Paroisse de Redoute – La Martinique

         Frères et soeurs, si nous lisions les Béatitudes avec l’esprit du monde, c’est-à-dire en prenant pour critère d’évaluation des paramètres du monde de la finance, du monde des media, du monde du pouvoir politique, du monde de la compétition sportive, alors nous serions dans l’impossibilité de comprendre ces paroles de Jésus. En effet, dans notre société de consommation où l’argent est roi, dans la société où est exalté l’individu, avec ses désirs érigés en norme pour la collectivité ou, en tout cas, voulant l’être, dans une société où pour que quelqu’un réussisse, il faut que beaucoup d’autres échouent, où règne la loi intraitable de la concurrence effrénée, dans ce genre de société, je vous le demande : y a-t-il place pour le pauvre, pour l’affamé, pour celui qui pleure ? Non, car ce sont des losers, comme on dit maintenant ! Ceux que Jésus déclare « heureux », ce sont, aux yeux du monde, des malheureux, des pauvres types, des gens qui n’ont pas réussi !

         Frères et soeurs, l’esprit mondain ne voit pas plus loin que le bout de son nez, il ne voit pas plus loin que les seules limites des déterminations économiques, politiques, sociales et culturelles du temps et de l’espace dans lesquels il est situé. L’esprit mondain est englué dans les conjonctures du moment, dans les lourdeurs de l’histoire, dans les heurts et malheurs du temps. Il est prisonnier des murs, des limites, des modes, des idéologies qu’il a lui-même contribué à établir. L’esprit mondain est à ce point auto-centré qu’il est incapable de pouvoir penser qu’il existe une autre réalité, un autre chemin, un autre bonheur que ceux que lui renvoient les modèles dans lesquels il s’est enfermé sans le savoir et même sans le vouloir vraiment.

         Frères et soeurs, seule la foi en Jésus-Christ a la capacité d’ouvrir nos yeux sur un autre monde, un monde où les valeurs sont pour ainsi dire renversées ou inversées parce que Dieu lui-même nous donne la vraie richesse : ce n’est pas une chose, un objet, une technique, une science, non, mais c’est une personne ! C’est Lui qui comble les pauvres, qui nourrit les affamés, qui console les affligés, qui relève les méprisés.

         C’est pour cela que saint Paul pouvait écrire aux corinthiens que s’ils avaient mis leur espoir dans le Christ pour cette vie seulement, ils étaient les plus à plaindre de tous les hommes ! Notre foi en Jésus Christ, notre espérance en Jésus Christ nous font, d’ores et déjà, dépasser les limites de notre condition humaine, les déterminations de l’histoire, les contradictions dans lesquelles sont empêtrées nos sociétés.
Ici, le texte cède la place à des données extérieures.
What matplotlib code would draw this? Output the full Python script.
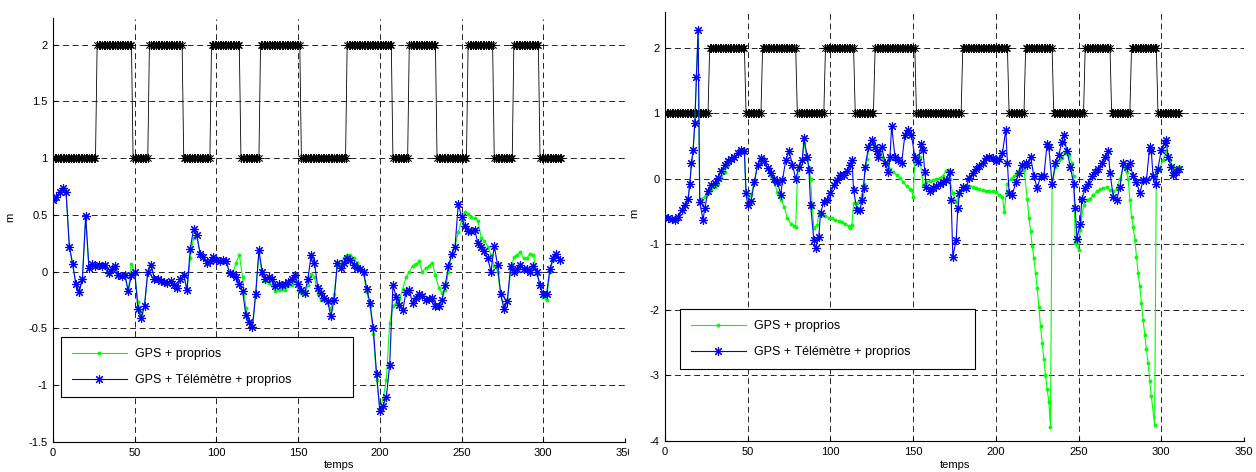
import numpy as np
import matplotlib
matplotlib.use("Agg")
import matplotlib.pyplot as plt
from matplotlib.patches import Rectangle

plt.rcParams['font.family'] = ['Liberation Sans', 'DejaVu Sans']

# ---------------- data ----------------
# mode (1 / 2) : levels and durations (in samples of 1 time unit), same for both panels
mode_levels = [1, 2, 1, 2, 1, 2, 1, 2, 1, 2, 1, 2, 1, 2, 1, 2, 1]
mode_durations = [27, 22, 10, 21, 17, 18, 12, 25, 28, 28, 10, 17, 19, 16, 12, 16, 14]

labels = ["GPS + proprios", "GPS + Télémètre + proprios"]

# left panel : values every 2 time units, t = 0 .. 310
left_t = list(range(0, 311, 2))
left_blue = [0.63, 0.66, 0.70, 0.74, 0.70, 0.22, 0.07, -0.11, -0.18, -0.06,
             0.49, 0.03, 0.07, 0.05, 0.06, 0.05, 0.06, -0.01, 0.02, 0.05,
             -0.03, -0.04, -0.03, -0.17, -0.03, 0.0, -0.33, -0.41, -0.30, 0.0,
             0.06, -0.06, -0.06, -0.08, -0.09, -0.10, -0.08, -0.12, -0.14, -0.06,
             -0.03, -0.16, 0.20, 0.38, 0.32, 0.16, 0.13, 0.08, 0.09, 0.13,
             0.10, 0.09, 0.10, 0.09, -0.01, -0.02, -0.05, -0.11, -0.17, -0.38,
             -0.44, -0.49, -0.20, 0.19, 0.0, -0.06, -0.05, -0.06, -0.13, -0.11,
             -0.12, -0.11, -0.09, -0.06, -0.03, -0.11, -0.16, -0.19, -0.06, 0.15,
             0.08, -0.14, -0.19, -0.23, -0.26, -0.39, -0.25, 0.08, 0.03, 0.08,
             0.12, 0.10, 0.06, 0.03, 0.02, 0.0, -0.15, -0.28, -0.50, -0.90,
             -1.23, -1.18, -1.10, -0.82, -0.12, -0.22, -0.29, -0.34, -0.18, -0.16,
             -0.28, -0.23, -0.20, -0.21, -0.25, -0.24, -0.23, -0.30, -0.30, -0.25,
             -0.12, 0.05, 0.16, 0.22, 0.60, 0.48, 0.40, 0.36, 0.36, 0.37,
             0.25, 0.22, 0.18, 0.12, 0.0, 0.23, 0.06, -0.20, -0.33, -0.26,
             0.05, 0.0, 0.02, 0.06, 0.02, 0.02, 0.0, 0.05, 0.0, -0.12,
             -0.20, -0.20, 0.02, 0.12, 0.16, 0.10]
left_green = [0.63, 0.66, 0.70, 0.74, 0.70, 0.22, 0.07, -0.11, -0.18, -0.06,
              0.49, 0.03, 0.07, 0.05, 0.06, 0.05, 0.06, -0.01, 0.02, 0.05,
              -0.03, -0.04, -0.03, -0.17, 0.07, -0.02, -0.27, -0.36, -0.30, 0.0,
              0.06, -0.06, -0.06, -0.08, -0.09, -0.10, -0.08, -0.12, -0.14, -0.06,
              -0.03, -0.16, 0.12, 0.30, 0.32, 0.16, 0.13, 0.08, 0.09, 0.13,
              0.10, 0.09, 0.10, 0.09, -0.01, -0.02, 0.08, 0.15, -0.05, -0.32,
              -0.44, -0.48, -0.20, 0.17, -0.03, -0.08, -0.10, -0.12, -0.17, -0.16,
              -0.15, -0.16, -0.13, -0.12, -0.08, -0.16, -0.19, -0.20, -0.12, -0.02,
              -0.05, -0.20, -0.25, -0.25, -0.27, -0.33, -0.20, 0.05, 0.06, 0.12,
              0.15, 0.15, 0.12, 0.08, 0.03, -0.02, -0.18, -0.30, -0.55, -0.95,
              -1.20, -1.12, -0.95, -0.45, -0.30, -0.28, -0.24, -0.15, -0.05, 0.0,
              0.05, 0.07, 0.09, 0.0, 0.03, 0.05, 0.08, -0.03, -0.14, -0.19,
              -0.16, 0.0, 0.15, 0.22, 0.35, 0.45, 0.53, 0.51, 0.48, 0.47,
              0.45, 0.30, 0.27, 0.22, 0.15, 0.05, 0.0, -0.20, -0.33, -0.25,
              0.0, 0.13, 0.15, 0.17, 0.12, 0.12, 0.16, 0.15, -0.02, -0.12,
              -0.22, -0.25, 0.0, 0.10, 0.15, 0.10]

# right panel
right_blue_t = [0, 2, 4, 6, 8, 10, 12, 14, 15, 16, 17, 18, 19, 20, 21, 23, 24, 26, 28, 30,
                32, 34, 36, 38, 40, 42, 44, 46, 48, 49, 50, 52, 54, 56, 58, 60, 62, 64, 66, 68,
                70, 71, 73, 75, 77, 79, 81, 83, 84, 86, 87, 88, 90, 91, 93, 94, 96, 98, 100, 102,
                104, 106, 108, 110, 112, 113, 114, 116, 118, 119, 120, 121, 123, 125, 127, 128, 129, 131, 133, 135,
                136, 137, 139, 141, 143, 145, 147, 149, 151, 153, 155, 156, 157, 158, 160, 162, 164, 166, 168, 170,
                172, 173, 174, 176, 177, 178, 180, 182, 184, 186, 188, 190, 192, 194, 196, 198, 200, 202, 204, 206,
                207, 208, 210, 212, 214, 216, 218, 219, 221, 223, 225, 227, 229, 231, 232, 234, 236, 238, 240, 241,
                243, 245, 247, 248, 249, 251, 252, 254, 256, 258, 260, 262, 264, 266, 268, 269, 271, 273, 275, 277,
                279, 281, 283, 285, 287, 289, 291, 293, 294, 295, 297, 298, 300, 302, 303, 304, 306, 307, 309, 311]
right_blue = [-0.58, -0.60, -0.61, -0.63, -0.58, -0.47, -0.40, -0.30, -0.07, 0.24, 0.44, 0.85, 1.56, 2.27, -0.35, -0.63, -0.45, -0.19, -0.09, -0.06,
              0.02, 0.12, 0.21, 0.27, 0.31, 0.34, 0.39, 0.45, 0.42, -0.22, -0.40, -0.33, -0.05, 0.22, 0.32, 0.28, 0.17, 0.09, 0.0, -0.05,
              -0.24, -0.02, 0.29, 0.42, 0.22, 0.0, 0.19, 0.29, 0.62, 0.34, 0.14, -0.40, -0.93, -1.06, -0.88, -0.52, -0.35, -0.32, -0.22, -0.09,
              -0.02, 0.06, 0.06, 0.12, 0.22, 0.29, -0.17, -0.47, -0.47, -0.32, -0.14, 0.19, 0.49, 0.60, 0.49, 0.42, 0.34, 0.49, 0.24, 0.11,
              0.34, 0.81, 0.34, 0.29, 0.24, 0.67, 0.75, 0.67, 0.34, 0.26, 0.54, 0.44, 0.11, -0.12, -0.19, -0.13, -0.10, -0.07, -0.05, -0.02,
              0.11, -0.32, -1.19, -0.93, -0.45, -0.22, -0.12, -0.14, 0.02, 0.09, 0.16, 0.20, 0.25, 0.32, 0.33, 0.32, 0.27, 0.30, 0.40, 0.75,
              0.24, -0.22, -0.24, -0.05, 0.09, 0.22, 0.24, 0.21, 0.34, 0.04, -0.14, 0.04, 0.04, 0.54, 0.49, -0.07, 0.24, 0.37, 0.57, 0.67,
              0.42, 0.19, -0.07, -0.45, -0.91, -0.68, -0.30, -0.14, -0.07, 0.04, 0.11, 0.16, 0.24, 0.34, 0.42, 0.09, -0.27, -0.32, -0.12, 0.24,
              0.19, 0.24, 0.04, -0.04, -0.22, -0.02, -0.02, 0.49, 0.42, 0.04, -0.07, 0.16, 0.44, 0.55, 0.60, 0.34, 0.19, 0.06, 0.11, 0.16]

right_green_t = [0, 2, 4, 6, 8, 10, 12, 14, 15, 16, 17, 18, 19, 20, 21, 22, 24, 26, 28, 30,
                 32, 34, 36, 38, 40, 42, 44, 46, 48, 49, 50, 52, 54, 56, 58, 60, 62, 64, 66, 68,
                 70, 72, 74, 76, 78, 79, 80, 81, 83, 84, 86, 87, 88, 89, 90, 92, 93, 95, 97, 99,
                 101, 103, 105, 107, 109, 111, 112, 113, 114, 116, 118, 119, 120, 122, 124, 126, 128, 130, 132, 134,
                 136, 138, 140, 142, 144, 146, 148, 149, 150, 151, 153, 154, 156, 158, 160, 162, 164, 166, 168, 170,
                 171, 172, 174, 176, 178, 180, 182, 184, 186, 188, 190, 192, 194, 196, 198, 200, 202, 204, 205, 207,
                 209, 211, 213, 215, 217, 219, 220, 221, 222, 223, 224, 225, 226, 227, 228, 229, 230, 231, 232, 233,
                 234, 236, 238, 240, 242, 244, 246, 247, 248, 250, 251, 253, 255, 257, 259, 261, 263, 265, 267, 269,
                 271, 273, 275, 277, 279, 280, 281, 282, 283, 284, 285, 286, 287, 288, 289, 290, 291, 292, 293, 294,
                 296, 297, 299, 301, 303, 305, 307, 309, 311]
right_green = [-0.58, -0.60, -0.61, -0.63, -0.58, -0.47, -0.40, -0.30, -0.07, 0.24, 0.44, 0.85, 1.56, 2.27, -0.32, -0.30, -0.27, -0.22, -0.17, -0.12,
               -0.07, 0.02, 0.11, 0.22, 0.29, 0.33, 0.38, 0.44, 0.40, -0.22, -0.27, -0.25, -0.05, 0.22, 0.30, 0.27, 0.17, 0.05, -0.05, -0.20,
               -0.32, -0.42, -0.60, -0.68, -0.72, -0.73, 0.0, 0.19, 0.29, 0.55, 0.30, 0.19, 0.0, -0.42, -0.75, -0.70, -0.52, -0.55, -0.57, -0.59,
               -0.60, -0.62, -0.64, -0.65, -0.68, -0.72, -0.75, -0.70, -0.37, -0.36, -0.34, -0.24, -0.08, 0.30, 0.54, 0.57, 0.42, 0.39, 0.32, 0.24,
               0.15, 0.10, 0.06, 0.02, -0.05, -0.11, -0.15, -0.17, -0.27, 0.29, 0.29, 0.34, -0.09, -0.04, -0.03, -0.02, 0.0, 0.01, 0.05, 0.12,
               0.14, 0.0, -0.22, -0.35, -0.22, -0.12, -0.09, -0.10, -0.12, -0.14, -0.15, -0.17, -0.18, -0.19, -0.19, -0.20, -0.24, -0.27, -0.50, -0.07,
               0.0, 0.04, 0.09, 0.19, 0.14, -0.30, -0.60, -0.80, -1.03, -1.21, -1.44, -1.67, -1.95, -2.25, -2.50, -2.75, -3.00, -3.20, -3.40, -3.78,
               -0.09, 0.18, 0.29, 0.32, 0.39, 0.37, 0.24, 0.04, -0.98, -1.08, -0.78, -0.40, -0.32, -0.30, -0.24, -0.19, -0.16, -0.14, -0.12, -0.17,
               -0.19, -0.15, 0.0, 0.19, 0.10, 0.0, -0.32, -0.58, -0.73, -0.93, -1.19, -1.44, -1.64, -1.90, -2.15, -2.38, -2.59, -2.81, -3.09, -3.32,
               -3.76, 0.14, 0.16, 0.29, 0.42, 0.29, 0.19, 0.16, 0.19]

left_yticks = [2, 1.5, 1, 0.5, 0, -0.5, -1, -1.5]
left_yticklabels = ["2", "1.5", "1", "0.5", "0", "-0.5", "-1", "-1.5"]
right_yticks = [2, 1, 0, -1, -2, -3, -4]
right_yticklabels = ["2", "1", "0", "-1", "-2", "-3", "-4"]
xticks = [0, 50, 100, 150, 200, 250, 300, 350]

# ---------------- figure ----------------
W, H = 1256, 472
fig = plt.figure(figsize=(W / 100, H / 100), dpi=100)
fig.patch.set_facecolor("white")

axL = fig.add_axes([53 / W, 30 / H, 572 / W, 423.5 / H], zorder=0)
axR = fig.add_axes([665 / W, 31 / H, 579 / W, 428.7 / H], zorder=2)

# hide the part of the left "350" label that sits under the right panel
fig.add_artist(Rectangle((629 / W, 0), 34 / W, 29 / H, transform=fig.transFigure,
                         facecolor="white", edgecolor="none", zorder=1))

mode_vals = np.repeat(mode_levels, mode_durations)
mode_t = np.arange(len(mode_vals))

star = (8, 2, 0)


def draw(ax, t_g, y_g, t_b, y_b, ylim, yticks, yticklabels, leg_anchor, ylab_xy, xlab_xy):
    ax.plot(mode_t, mode_vals, color="black", lw=0.6, marker=star, ms=6, mew=0.55, zorder=3)
    g, = ax.plot(t_g, y_g, color="#00ff00", lw=0.8, marker="o", ms=2.8, mew=0, zorder=4)
    b, = ax.plot(t_b, y_b, color="#0000ff", lw=0.8, marker=star, ms=6.5, mew=0.8, zorder=5)
    ax.set_xlim(0, 350)
    ax.set_ylim(*ylim)
    ax.set_xticks(xticks)
    ax.set_xticklabels([str(v) for v in xticks])
    ax.set_yticks(yticks)
    ax.set_yticklabels(yticklabels)
    ax.grid(True, color="black", linestyle=(0, (7, 4.5)), linewidth=0.6)
    ax.set_axisbelow(True)
    for s in ("top", "right"):
        ax.spines[s].set_visible(False)
    for s in ("left", "bottom"):
        ax.spines[s].set_linewidth(0.8)
    ax.tick_params(direction="in", length=3, labelsize=8, pad=4, colors="black")
    ax.set_ylabel("m", fontsize=8)
    ax.yaxis.set_label_coords(*ylab_xy)
    ax.set_xlabel("temps", fontsize=8)
    ax.xaxis.set_label_coords(*xlab_xy)
    leg = ax.legend([g, b], labels, loc="lower left", bbox_to_anchor=leg_anchor,
                    mode="expand", fancybox=False, framealpha=1, edgecolor="black",
                    handlelength=4.4, handletextpad=0.7, labelspacing=1.15,
                    borderpad=0.85, fontsize=9, numpoints=1, borderaxespad=0)
    leg.get_frame().set_linewidth(0.8)
    leg.set_zorder(10)


draw(axL, left_t, left_green, left_t, left_blue, (-1.5, 2.23), left_yticks, left_yticklabels,
     (0.014, 0.106, 0.511, 0.13), (-0.066, 0.53), (0.5, -0.043))
draw(axR, right_green_t, right_green, right_blue_t, right_blue, (-4, 2.545), right_yticks,
     right_yticklabels, (0.026, 0.168, 0.51, 0.13), (-0.044, 0.53), (0.5, -0.045))

fig.savefig("out.png", dpi=100, facecolor="white")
Notre vie dans le Christ, mort et ressuscité, dans laquelle le baptême nous a établis, dans laquelle les sacrements nous maintiennent, cette vie nous permet de voir plus loin que les limites de nos pauvretés et de nos richesses, de notre faim et de notre satiété, de nos peurs et de nos rires, du bonheur et du malheur.
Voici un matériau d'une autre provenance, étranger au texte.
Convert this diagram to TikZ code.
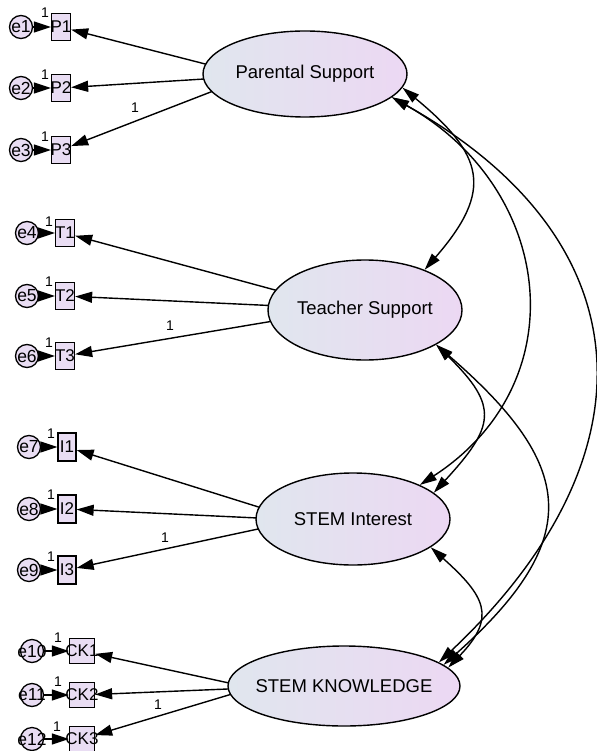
\documentclass[tikz,border=0pt]{standalone}
\usepackage{fontspec}
\setmainfont{Liberation Sans}
\usetikzlibrary{arrows.meta,shapes.geometric}

\definecolor{lav}{RGB}{233,221,243}
\definecolor{latL}{RGB}{224,230,238}
\definecolor{latR}{RGB}{236,216,243}

\tikzset{
  latent/.style={ellipse, draw, line width=1.4pt, left color=latL, right color=latR,
    inner sep=0pt, font=\fontsize{18.5}{21}\selectfont},
  obs/.style={rectangle, draw, line width=1.3pt, fill=lav, inner sep=0pt,
    font=\fontsize{17}{19}\selectfont},
  err/.style={circle, draw, line width=1.3pt, fill=lav, inner sep=0pt,
    minimum size=23pt, font=\fontsize{17.5}{19}\selectfont},
  loadarrow/.style={-{Triangle[length=17pt,width=11pt]}, line width=1.4pt},
  covarc/.style={{Triangle[length=17pt,width=10pt]}-{Triangle[length=17pt,width=10pt]}, line width=1.4pt},
  fixone/.style={font=\fontsize{14}{16}\selectfont, inner sep=0pt}
}

\begin{document}
\begin{tikzpicture}[x=1pt,y=-1pt]
\fill[white] (0,0) rectangle (596,751);
\useasboundingbox (0,0) rectangle (596,751);

% observed indicators
\foreach \n/\y in {P1/27,P2/88,P3/150}
  \node[obs, minimum width=19pt, minimum height=27pt] (\n) at (61,\y) {\makebox[0pt]{\n}};
\foreach \n/\y in {T1/233,T2/296,T3/356}
  \node[obs, minimum width=19pt, minimum height=27pt] (\n) at (65,\y) {\makebox[0pt]{\n}};
\foreach \n/\y in {I1/447,I2/509,I3/570}
  \node[obs, minimum width=18pt, minimum height=28pt] (\n) at (67,\y) {\makebox[0pt]{\n}};
\foreach \n/\y in {CK1/651,CK2/695,CK3/739}
  \node[obs, minimum width=25pt, minimum height=25pt] (\n) at (82,\y) {\makebox[0pt]{\n}};

% error terms
\foreach \n/\x/\y in {e1/21/27,e2/21/88,e3/21/150,
                      e4/27/233,e5/27/296,e6/27/356,
                      e7/29/447,e8/29/509,e9/29/570,
                      e10/32/651,e11/32/695,e12/32/739}
  \node[err] (\n) at (\x,\y) {\makebox[0pt]{\n}};

% error -> indicator paths
\foreach \e/\o in {e1/P1,e2/P2,e3/P3,e4/T1,e5/T2,e6/T3,
                   e7/I1,e8/I2,e9/I3,e10/CK1,e11/CK2,e12/CK3}
  \draw[loadarrow] (\e) -- (\o);

% loading paths, aimed at points inside each factor
\coordinate (PSa) at (252,76);
\coordinate (TSa) at (345,309);
\coordinate (SIa) at (300,520);
\coordinate (SKa) at (252,688);
\foreach \o in {P1,P2,P3} \draw[loadarrow] (PSa) -- (\o);
\foreach \o in {T1,T2,T3} \draw[loadarrow] (TSa) -- (\o);
\foreach \o in {I1,I2,I3} \draw[loadarrow] (SIa) -- (\o);
\foreach \o in {CK1,CK2,CK3} \draw[loadarrow] (SKa) -- (\o);

% latent factors
\node[latent, minimum width=204pt, minimum height=86pt] (PS) at (305,74) {\makebox[0pt]{Parental Support}};
\node[latent, minimum width=194pt, minimum height=100pt] (TS) at (365,310) {\makebox[0pt]{Teacher Support}};
\node[latent, minimum width=194pt, minimum height=92pt] (SI) at (353,519) {\makebox[0pt]{STEM Interest}};
\node[latent, minimum width=232pt, minimum height=80pt] (SK) at (344,686) {\makebox[0pt]{STEM KNOWLEDGE}};

% covariances
\draw[covarc] (PS.-8)  .. controls (484,155) and (494,190) .. (TS.34);
\draw[covarc] (PS.-15) .. controls (554,188) and (578,382) .. (SI.27);
\draw[covarc] (PS.-15) .. controls (647,240) and (658,456) .. (SK.14);
\draw[covarc] (TS.-26) .. controls (500,407) and (494,427) .. (SI.18);
\draw[covarc] (TS.-26) .. controls (574,464) and (587,537) .. (SK.12);
\draw[covarc] (SI.-20) .. controls (485,596) and (497,617) .. (SK.10);

% fixed parameters
\foreach \x/\y in {45/13,45/75,45/137,49/222,49/282,49/343,
                   51/434,51/495,51/557,58/638,58/682,57/727}
  \node[fixone] at (\x,\y) {1};
\node[fixone] at (135,108) {1};
\node[fixone] at (170,326) {1};
\node[fixone] at (165,538) {1};
\node[fixone] at (158,705) {1};
\end{tikzpicture}
\end{document}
         Avec Jésus, nous demeurons plantés près des eaux vives qui coulent de son Coeur ; notre vie est irriguée en permanence, si bien que nos critères de bonheur, de réussite ne sont pas ceux du monde. Quel que soit notre état de vie, quelle que soit notre condition sociale, nous regardons plus loin et au-delà du seul horizon d’ici-bas.

         Les petits bonheurs, les petits espoirs auxquels nous nous attachons ne sont pas nuls, mais ils sont incapables de grandir et de nous faire grandir. Ils nous laissent sur notre faim. C’est pour cela que même les gens riches veulent être encore plus riches, que les hommes politiques veulent monter encore plus haut, que tout le monde aspire à grimper dans l’échelle sociale, que les vedettes veulent être toujours plus en haut de l’affiche... On n’est jamais rassasié des petits bonheurs et si on s’en trouve privé, alors c’est le désespoir... La béatitude dont parle Jésus, c’est autre chose ! Elle seule est vraiment à notre mesure parce qu’elle est celle de Dieu lui-même et que Dieu nous a créés à son image. Notre coeur demeure sans repos tant que nous ne sommes pas en marche pour cette béatitude, tant que nous ne tendons pas vers elle.

         Lorsque Jésus prononce les béatitudes, il sait de quoi il parle. Il ne nous enferme pas. Notre condition humaine il l’a pleinement partagée, à l’exception du péché. La pauvreté, la faim, la soif, les larmes, le rejet, le mépris, il les a connus, il les a assumés dans sa chair. S’il bénit et déclarent bienheureux ceux qui sont pauvres, ceux qui ont faim, ceux qui pleurent, ceux qui sont persécutés, ce n’est pas pour leur administrer une sorte de sédatif, d’analgésique, de tranquilisant... Non ! C’est pour leur dire : vous êtes bénis vous qui mettez votre confiance en votre Père du Ciel, quoi qu’il vous arrive ! Aux yeux des hommes, vous êtes des fous, des insensés ; mais, en vérité, vous êtes déjà des bienheureux, des sauvés ! Vous avez les pieds sur la terre, mais votre tête est déjà dans le ciel !

         L’eucharistie que nous célébrons maintenant est l’expression de notre béatitude. Elle ne transforme pas notre condition comme d’un coup de baguette magique. Mais elle nous purifie, elle nous renouvelle, parce que le Christ nous rend participants de sa victoire sur le mal, le péché et la mort. Parce qu’il est à la fois le prêtre, l’autel et la victime du sacrifice, il est capable de nous prendre dans son offrande au Père. Il actualise pour nous son mystère pascal et fait de nous des bienheureux ! Amen.